I am writing these words on the vernal equinox. Equal parts day and night. Tomorrow, the world will start tipping toward more and more light, gobbling it up the way my son eats pizza. Messily. Getting it all over his face. Today was all about greenness and openness and wind and sun. Stretching and cracking open after a long season of darkness.
It really hasn't been a terrible winter, weather-wise, in the Upper Peninsula of Michigan. In a place that usually gets almost 150 inches of snow annually (and last year got close to 300 inches), it actually felt like spring today. My backyard is almost bereft of snow. February brought a few weeks of arctic temperatures--with -30-below-zero wind chills. The lower harbor of Marquette froze into an ice rink that the entire city took advantage of. Yet, near the end of that month, thaw came, and Lake Superior transformed from sheet ice to crashing wave in the space of a day or so.

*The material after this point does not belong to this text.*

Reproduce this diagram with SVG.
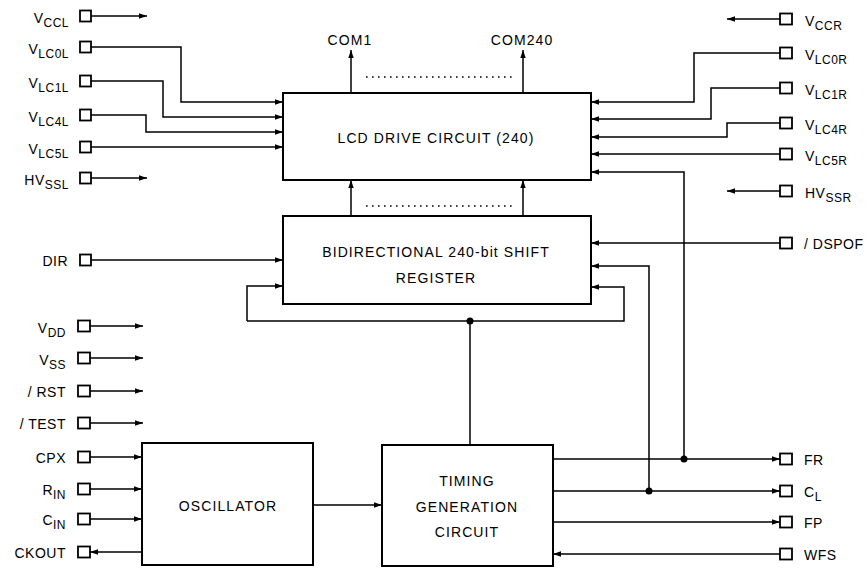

I think life can sometimes be like that, too. You go for weeks or months or years frozen in place, skating the same figure-eights on the same pond, day-after-day. And then, one morning, the weather changes. Everything shifts and thaws. Open water appears. What was once an unchanging horizon, a razor line of ice, becomes whitecap and wave thunder. At that moment, you have a decision to make. You can wait for things to freeze again, or you can find a boat and see what's out there. New world or sea monster.
Someone I love disappointed me today. The disappointment wasn't a surprise. This person has been skating on this particular pond for years. She's stuck. Frozen in place. And she doesn't want to get unstuck. Tonight, as I contemplate the darkness that's turned my living room window into a mirror, I wonder what will happen for this someone when the thaw comes for her. When she can't skate on the same pond any more because the ice has become paper thin. She will either drown or strap on a life preserver. Either way, she will end up cold and wet. I really pray that she sees the "Thin Ice" sign and takes heed.
This vernal equinox, Saint Marty embraces thaw, is ready for light. Miracles are as abundant as crocuses, digging through frozen mud with purple fingers toward a reborn sun.